The desire to welcome the stranger is a teaching of the Catholic Church. “All of us in the Catholic Church see this as a moral issue,” she says. “We are called to look into the face of the refugee not as a Syrian or Muslim, but to see the face of Christ in that stranger, because that is what Jesus taught us when he lived on earth.”
This resonates with Wolf all the more because her own parents were Slovenian refugees who were forced from their homeland during World War II. “They were told to leave with whatever they could carry. They came here after scraping what money they could to come here and find a better way of life,” she says.
She sees that same perseverance in the refugee families she meets. One student from the Democratic Republic of Congo, who recently received a college scholarship, was traumatized after seeing his mother murdered in their home country. He now works full-time in addition to his studies to support his younger brother and father. “He is a hard-working individual, and he knows that education is the key to his future,” Wolf says, noting that he has already founded a non-profit organization to assist other Congolese refugees.
While faith leaders like Wolf focus on the moral case for taking in refugees, there is also a very practical one. Refugees have entrepreneurship and homeownership rates that far exceed those of other immigrants; many rust-belt cities like Scranton have credited these new Americans with reinvigorating their local economies and commercial main streets.
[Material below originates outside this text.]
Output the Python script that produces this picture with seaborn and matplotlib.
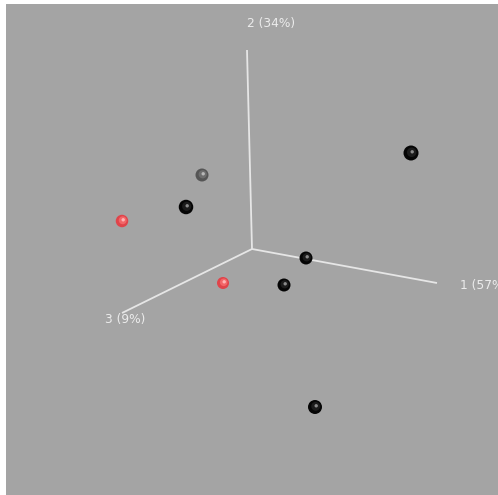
import numpy as np
import pandas as pd
import matplotlib
matplotlib.use("Agg")
import matplotlib.pyplot as plt
import seaborn as sns

# Projected ordination coordinates of the samples (screen plane)
sample_x = [411, 202, 186, 122, 306, 223, 284, 315]
sample_y = [153, 175, 207, 221, 258, 283, 285, 407]
sample_group = ["A", "C", "A", "B", "A", "B", "A", "A"]
sample_size = [15, 13, 14.5, 12.5, 13, 12, 13, 14]

# Axis ends of the three principal coordinates, from a shared origin
origin = (252, 249)
axis_ends_x = [437, 247, 122]
axis_ends_y = [283, 50, 313]
axis_labels = ["1 (57%)", "2 (34%)", "3 (9%)"]
label_x = [460, 271, 125]
label_y = [285, 23, 319]
label_ha = ["left", "center", "center"]

group_colors = {"A": "#050505", "B": "#e0444a", "C": "#555555"}
shade_cols = {"A": "#1c1c1c", "B": "#f26668", "C": "#6e6e6e"}
highlight_colors = {"A": "#8a8a8a", "B": "#ffb4b4", "C": "#b8b8b8"}

bg = "#a4a4a4"
line_col = "#e6e6e6"

sns.set_theme(style="white")
plt.rcParams["font.family"] = ["DejaVu Sans"]

fig = plt.figure(figsize=(4.98, 4.95), dpi=100, facecolor="white")
ax = fig.add_axes([6 / 498, 0, 492 / 498, 491 / 495])
ax.set_facecolor(bg)
ax.set_xlim(6, 498)
ax.set_ylim(495, 4)
ax.set_axis_off()
ax.add_patch(plt.Rectangle((6, 4), 492, 491, color=bg, zorder=0))

# Axis lines
for ex, ey in zip(axis_ends_x, axis_ends_y):
    ax.plot([origin[0], ex], [origin[1], ey], color=line_col, lw=1.3,
            solid_capstyle="butt", zorder=1)
for t, lx, ly, ha in zip(axis_labels, label_x, label_y, label_ha):
    ax.text(lx, ly, t, color="#ececec", fontsize=8.8, ha=ha, va="center",
            zorder=2, clip_on=False)

df = pd.DataFrame({"x": sample_x, "y": sample_y, "group": sample_group,
                   "d": sample_size})
df["s"] = (df["d"] * 72 / 100) ** 2

# Spheres: base disc, soft inner shading and a small specular highlight
sns.scatterplot(data=df, x="x", y="y", hue="group", palette=group_colors,
                size="s", sizes=(df["s"].min(), df["s"].max()),
                linewidth=0, legend=False, ax=ax, zorder=3)
shade = df.copy()
shade["s"] = df["s"] * 0.4
sns.scatterplot(data=shade, x=shade["x"] + 0.7, y=shade["y"] - 0.7,
                hue="group", palette=shade_cols, size="s",
                sizes=(shade["s"].min(), shade["s"].max()),
                linewidth=0, legend=False, ax=ax, zorder=4)
sns.scatterplot(x=df["x"] + 1.2, y=df["y"] - 1.2, hue=df["group"],
                palette=highlight_colors, s=6, linewidth=0, legend=False,
                ax=ax, zorder=5)

ax.set_xlabel("")
ax.set_ylabel("")
fig.savefig("out.png", dpi=100, facecolor="white")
In the Scranton metro area, immigrants and refugees are nearly 60 percent more likely to become entrepreneurs than the U.S.-born population. From 2000 to 2015, the number of foreign-born entrepreneurs there grew by more than 110 percent, while the number of U.S.-born entrepreneurs fell, by 2.9 percent.
For these reasons, Wolf would like to see immigration reform that increases the number of refugees admitted into the United States to admit more refugees, especially given the decision by the current administration to reduce the maximum number of refugees granted safe haven in the United States from 100,000 to 50,000. Wolf and her colleagues, and students at the University of Scranton will continue to welcome immigrants and refugees to enrich the Scranton community.
“There are an abundance of places in this tremendously large, bountiful country where people can start anew and only add to the beauty of this country,” she says. “This country was made by refugees and immigrants. To be fearful of something that is so much a part of our history is to go against every core of what it means to be an American, and it definitely goes against what it means to be a person of faith.”